Greed has created tunnel-vision in the financial services industry. Their myopic shift from providing a service to becoming a cash generating machine is backfiring on them. Their focus on gambling and new exotic instruments instead of taking care of their core business will be their eventual downfall.

What they didn't anticipate in their efforts to satisfy their newfound hunger was the reaction of their clients; clients burdened by excessive debt and a hardened resolve to relieve the pressure. That strong desire to de-leverage and the depth of that conviction has caught Big Banks by surprise.

Consumers have been reducing revolving credit for nearly two years. It is steady and unabating -- declining by billions each month -- and appears to have become the new economy.

In September consumers reduced revolving credit by $8.3 billion as reported on the NASDAQ Economic Calendar on Friday, November 5, and have been doing so for 20 straight months. In the past 11 months revolving credit declined by $75 billion (which I arrived at by adding every report from Nov '09 till the Sept. '10 report), and, including non-revolving credit, consumer credit has declined by 6.6 percent, to $2.58 trillion, since the July 2008 peak.

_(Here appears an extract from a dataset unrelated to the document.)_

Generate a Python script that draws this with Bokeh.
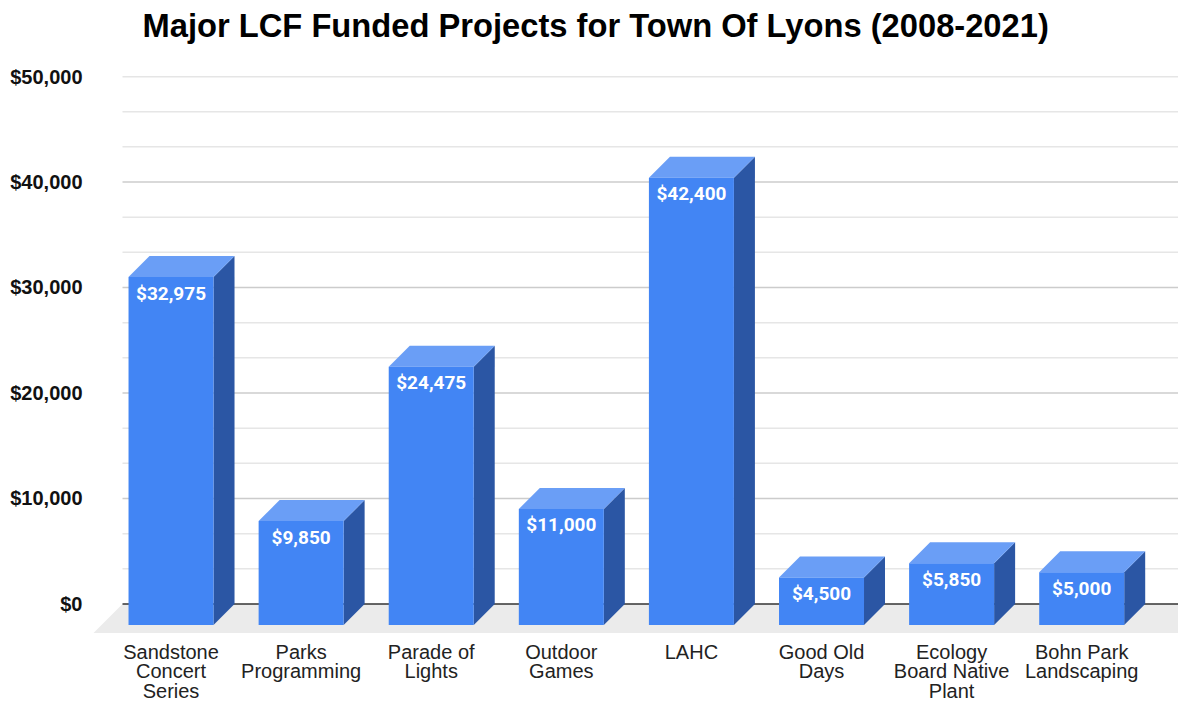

Strapped consumers are holding back from using their cards while paying down debt. They're opting to purchase with cash, which is beginning to put pressure on card issuers and other financial institutions.

It will soon, if it hasn't begun already, cost banks and lenders more to service debt than they collect on the outstanding debt.

There's a fear that a dramatic decline in the markets combined with continued declines in banks' core business will lead to another catastrophic financial crisis.

The Fed has used all of its tools to stave off Depression and taxpayers are loathe to bail the banksters out of another greed induced failure.

This time the banks are on their own -- and it will be fatal.